### Data provided:
========
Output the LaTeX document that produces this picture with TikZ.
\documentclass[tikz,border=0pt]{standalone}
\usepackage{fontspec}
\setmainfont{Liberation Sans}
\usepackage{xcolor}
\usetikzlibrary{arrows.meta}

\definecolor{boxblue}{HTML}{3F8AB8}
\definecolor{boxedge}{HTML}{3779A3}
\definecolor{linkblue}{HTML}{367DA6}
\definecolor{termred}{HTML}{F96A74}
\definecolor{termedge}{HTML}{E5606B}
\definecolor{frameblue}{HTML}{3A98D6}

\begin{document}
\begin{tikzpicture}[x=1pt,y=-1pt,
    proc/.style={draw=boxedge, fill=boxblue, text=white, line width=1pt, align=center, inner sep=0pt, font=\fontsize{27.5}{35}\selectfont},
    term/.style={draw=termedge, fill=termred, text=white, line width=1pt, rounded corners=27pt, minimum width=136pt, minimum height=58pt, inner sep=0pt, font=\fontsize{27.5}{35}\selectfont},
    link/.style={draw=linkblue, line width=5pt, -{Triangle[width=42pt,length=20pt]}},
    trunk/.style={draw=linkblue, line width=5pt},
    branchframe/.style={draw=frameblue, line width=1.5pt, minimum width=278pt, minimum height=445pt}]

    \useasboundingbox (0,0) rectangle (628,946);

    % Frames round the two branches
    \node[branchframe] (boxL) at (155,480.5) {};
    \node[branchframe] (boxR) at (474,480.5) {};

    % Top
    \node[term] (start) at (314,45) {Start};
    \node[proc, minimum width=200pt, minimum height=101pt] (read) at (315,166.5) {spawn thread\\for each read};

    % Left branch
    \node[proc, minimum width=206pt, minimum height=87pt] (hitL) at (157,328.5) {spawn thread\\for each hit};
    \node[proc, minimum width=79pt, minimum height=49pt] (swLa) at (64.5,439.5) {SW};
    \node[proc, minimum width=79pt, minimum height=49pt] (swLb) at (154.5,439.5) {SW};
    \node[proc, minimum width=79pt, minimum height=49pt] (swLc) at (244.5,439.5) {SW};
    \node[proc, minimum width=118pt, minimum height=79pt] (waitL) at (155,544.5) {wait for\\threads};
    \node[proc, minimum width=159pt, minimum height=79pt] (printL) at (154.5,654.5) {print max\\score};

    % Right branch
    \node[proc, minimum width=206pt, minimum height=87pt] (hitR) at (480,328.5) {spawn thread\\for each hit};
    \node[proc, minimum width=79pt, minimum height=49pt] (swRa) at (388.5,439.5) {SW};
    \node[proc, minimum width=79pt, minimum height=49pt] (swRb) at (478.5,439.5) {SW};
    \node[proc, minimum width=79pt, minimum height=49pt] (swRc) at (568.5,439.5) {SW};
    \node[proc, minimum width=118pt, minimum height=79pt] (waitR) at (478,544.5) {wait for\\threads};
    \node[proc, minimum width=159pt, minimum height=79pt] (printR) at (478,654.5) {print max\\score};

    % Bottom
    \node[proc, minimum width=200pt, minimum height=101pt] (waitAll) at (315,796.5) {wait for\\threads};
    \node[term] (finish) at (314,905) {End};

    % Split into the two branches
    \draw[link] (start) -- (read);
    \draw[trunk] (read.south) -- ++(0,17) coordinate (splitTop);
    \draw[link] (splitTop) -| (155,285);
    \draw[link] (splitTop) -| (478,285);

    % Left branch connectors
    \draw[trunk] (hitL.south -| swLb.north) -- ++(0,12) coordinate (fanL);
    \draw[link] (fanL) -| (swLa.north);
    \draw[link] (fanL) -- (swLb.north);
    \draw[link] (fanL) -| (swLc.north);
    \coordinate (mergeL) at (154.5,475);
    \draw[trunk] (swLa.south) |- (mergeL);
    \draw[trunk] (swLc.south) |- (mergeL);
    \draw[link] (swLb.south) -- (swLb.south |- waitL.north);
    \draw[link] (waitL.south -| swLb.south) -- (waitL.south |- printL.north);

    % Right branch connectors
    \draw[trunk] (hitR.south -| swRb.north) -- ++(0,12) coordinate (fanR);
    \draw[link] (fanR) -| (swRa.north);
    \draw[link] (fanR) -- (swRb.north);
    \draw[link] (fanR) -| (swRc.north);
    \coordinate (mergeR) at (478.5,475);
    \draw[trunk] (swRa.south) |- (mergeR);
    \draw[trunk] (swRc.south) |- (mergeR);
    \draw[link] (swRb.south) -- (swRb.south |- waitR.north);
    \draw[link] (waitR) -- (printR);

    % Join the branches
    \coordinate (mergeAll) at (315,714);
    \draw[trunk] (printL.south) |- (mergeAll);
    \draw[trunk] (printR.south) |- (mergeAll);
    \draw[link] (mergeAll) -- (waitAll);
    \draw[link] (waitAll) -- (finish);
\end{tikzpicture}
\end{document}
========
### What is asked:
Give an exact copy of all the data shown above.

### Final answer:
Output the LaTeX document that produces this picture with TikZ.
\documentclass[tikz,border=0pt]{standalone}
\usepackage{fontspec}
\setmainfont{Liberation Sans}
\usepackage{xcolor}
\usetikzlibrary{arrows.meta}

\definecolor{boxblue}{HTML}{3F8AB8}
\definecolor{boxedge}{HTML}{3779A3}
\definecolor{linkblue}{HTML}{367DA6}
\definecolor{termred}{HTML}{F96A74}
\definecolor{termedge}{HTML}{E5606B}
\definecolor{frameblue}{HTML}{3A98D6}

\begin{document}
\begin{tikzpicture}[x=1pt,y=-1pt,
    proc/.style={draw=boxedge, fill=boxblue, text=white, line width=1pt, align=center, inner sep=0pt, font=\fontsize{27.5}{35}\selectfont},
    term/.style={draw=termedge, fill=termred, text=white, line width=1pt, rounded corners=27pt, minimum width=136pt, minimum height=58pt, inner sep=0pt, font=\fontsize{27.5}{35}\selectfont},
    link/.style={draw=linkblue, line width=5pt, -{Triangle[width=42pt,length=20pt]}},
    trunk/.style={draw=linkblue, line width=5pt},
    branchframe/.style={draw=frameblue, line width=1.5pt, minimum width=278pt, minimum height=445pt}]

    \useasboundingbox (0,0) rectangle (628,946);

    % Frames round the two branches
    \node[branchframe] (boxL) at (155,480.5) {};
    \node[branchframe] (boxR) at (474,480.5) {};

    % Top
    \node[term] (start) at (314,45) {Start};
    \node[proc, minimum width=200pt, minimum height=101pt] (read) at (315,166.5) {spawn thread\\for each read};

    % Left branch
    \node[proc, minimum width=206pt, minimum height=87pt] (hitL) at (157,328.5) {spawn thread\\for each hit};
    \node[proc, minimum width=79pt, minimum height=49pt] (swLa) at (64.5,439.5) {SW};
    \node[proc, minimum width=79pt, minimum height=49pt] (swLb) at (154.5,439.5) {SW};
    \node[proc, minimum width=79pt, minimum height=49pt] (swLc) at (244.5,439.5) {SW};
    \node[proc, minimum width=118pt, minimum height=79pt] (waitL) at (155,544.5) {wait for\\threads};
    \node[proc, minimum width=159pt, minimum height=79pt] (printL) at (154.5,654.5) {print max\\score};

    % Right branch
    \node[proc, minimum width=206pt, minimum height=87pt] (hitR) at (480,328.5) {spawn thread\\for each hit};
    \node[proc, minimum width=79pt, minimum height=49pt] (swRa) at (388.5,439.5) {SW};
    \node[proc, minimum width=79pt, minimum height=49pt] (swRb) at (478.5,439.5) {SW};
    \node[proc, minimum width=79pt, minimum height=49pt] (swRc) at (568.5,439.5) {SW};
    \node[proc, minimum width=118pt, minimum height=79pt] (waitR) at (478,544.5) {wait for\\threads};
    \node[proc, minimum width=159pt, minimum height=79pt] (printR) at (478,654.5) {print max\\score};

    % Bottom
    \node[proc, minimum width=200pt, minimum height=101pt] (waitAll) at (315,796.5) {wait for\\threads};
    \node[term] (finish) at (314,905) {End};

    % Split into the two branches
    \draw[link] (start) -- (read);
    \draw[trunk] (read.south) -- ++(0,17) coordinate (splitTop);
    \draw[link] (splitTop) -| (155,285);
    \draw[link] (splitTop) -| (478,285);

    % Left branch connectors
    \draw[trunk] (hitL.south -| swLb.north) -- ++(0,12) coordinate (fanL);
    \draw[link] (fanL) -| (swLa.north);
    \draw[link] (fanL) -- (swLb.north);
    \draw[link] (fanL) -| (swLc.north);
    \coordinate (mergeL) at (154.5,475);
    \draw[trunk] (swLa.south) |- (mergeL);
    \draw[trunk] (swLc.south) |- (mergeL);
    \draw[link] (swLb.south) -- (swLb.south |- waitL.north);
    \draw[link] (waitL.south -| swLb.south) -- (waitL.south |- printL.north);

    % Right branch connectors
    \draw[trunk] (hitR.south -| swRb.north) -- ++(0,12) coordinate (fanR);
    \draw[link] (fanR) -| (swRa.north);
    \draw[link] (fanR) -- (swRb.north);
    \draw[link] (fanR) -| (swRc.north);
    \coordinate (mergeR) at (478.5,475);
    \draw[trunk] (swRa.south) |- (mergeR);
    \draw[trunk] (swRc.south) |- (mergeR);
    \draw[link] (swRb.south) -- (swRb.south |- waitR.north);
    \draw[link] (waitR) -- (printR);

    % Join the branches
    \coordinate (mergeAll) at (315,714);
    \draw[trunk] (printL.south) |- (mergeAll);
    \draw[trunk] (printR.south) |- (mergeAll);
    \draw[link] (mergeAll) -- (waitAll);
    \draw[link] (waitAll) -- (finish);
\end{tikzpicture}
\end{document}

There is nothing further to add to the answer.